### EXERCISE DESCRIPTION
In the listing that follows, retype every line from the first through the one containing "ax.tick_params(length=0, labelsize=10, colors=gray, pad=10)". Pictures are to be left out.

....

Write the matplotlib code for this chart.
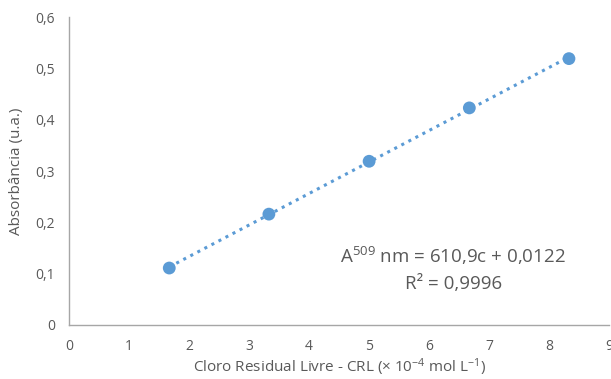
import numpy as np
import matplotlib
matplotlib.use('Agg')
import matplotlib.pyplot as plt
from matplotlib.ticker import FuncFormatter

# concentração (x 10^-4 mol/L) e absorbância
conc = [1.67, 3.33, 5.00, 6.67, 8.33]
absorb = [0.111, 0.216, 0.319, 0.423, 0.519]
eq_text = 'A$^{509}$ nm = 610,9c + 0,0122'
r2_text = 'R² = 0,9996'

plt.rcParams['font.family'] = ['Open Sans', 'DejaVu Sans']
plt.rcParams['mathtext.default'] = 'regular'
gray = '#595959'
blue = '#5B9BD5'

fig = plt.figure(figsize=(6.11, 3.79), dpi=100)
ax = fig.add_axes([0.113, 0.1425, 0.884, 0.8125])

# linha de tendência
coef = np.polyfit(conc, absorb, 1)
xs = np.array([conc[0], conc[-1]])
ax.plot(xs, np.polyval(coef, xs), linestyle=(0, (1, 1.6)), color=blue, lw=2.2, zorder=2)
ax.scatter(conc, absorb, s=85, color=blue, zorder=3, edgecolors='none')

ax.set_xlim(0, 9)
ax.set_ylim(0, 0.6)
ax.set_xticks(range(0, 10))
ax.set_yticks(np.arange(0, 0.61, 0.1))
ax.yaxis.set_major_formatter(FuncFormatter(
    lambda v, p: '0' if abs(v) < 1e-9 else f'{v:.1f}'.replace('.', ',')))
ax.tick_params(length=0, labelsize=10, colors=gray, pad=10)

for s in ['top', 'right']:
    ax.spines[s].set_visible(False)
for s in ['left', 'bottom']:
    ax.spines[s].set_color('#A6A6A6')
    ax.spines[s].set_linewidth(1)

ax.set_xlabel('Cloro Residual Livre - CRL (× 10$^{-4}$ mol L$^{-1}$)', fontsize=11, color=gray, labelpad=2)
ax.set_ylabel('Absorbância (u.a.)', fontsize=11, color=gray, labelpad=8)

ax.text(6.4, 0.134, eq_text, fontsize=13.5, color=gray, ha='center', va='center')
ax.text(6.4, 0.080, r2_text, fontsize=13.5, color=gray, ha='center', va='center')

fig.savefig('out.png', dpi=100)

....

### RESULT OF THIS EXERCISE
Write the matplotlib code for this chart.
import numpy as np
import matplotlib
matplotlib.use('Agg')
import matplotlib.pyplot as plt
from matplotlib.ticker import FuncFormatter

# concentração (x 10^-4 mol/L) e absorbância
conc = [1.67, 3.33, 5.00, 6.67, 8.33]
absorb = [0.111, 0.216, 0.319, 0.423, 0.519]
eq_text = 'A$^{509}$ nm = 610,9c + 0,0122'
r2_text = 'R² = 0,9996'

plt.rcParams['font.family'] = ['Open Sans', 'DejaVu Sans']
plt.rcParams['mathtext.default'] = 'regular'
gray = '#595959'
blue = '#5B9BD5'

fig = plt.figure(figsize=(6.11, 3.79), dpi=100)
ax = fig.add_axes([0.113, 0.1425, 0.884, 0.8125])

# linha de tendência
coef = np.polyfit(conc, absorb, 1)
xs = np.array([conc[0], conc[-1]])
ax.plot(xs, np.polyval(coef, xs), linestyle=(0, (1, 1.6)), color=blue, lw=2.2, zorder=2)
ax.scatter(conc, absorb, s=85, color=blue, zorder=3, edgecolors='none')

ax.set_xlim(0, 9)
ax.set_ylim(0, 0.6)
ax.set_xticks(range(0, 10))
ax.set_yticks(np.arange(0, 0.61, 0.1))
ax.yaxis.set_major_formatter(FuncFormatter(
    lambda v, p: '0' if abs(v) < 1e-9 else f'{v:.1f}'.replace('.', ',')))
ax.tick_params(length=0, labelsize=10, colors=gray, pad=10)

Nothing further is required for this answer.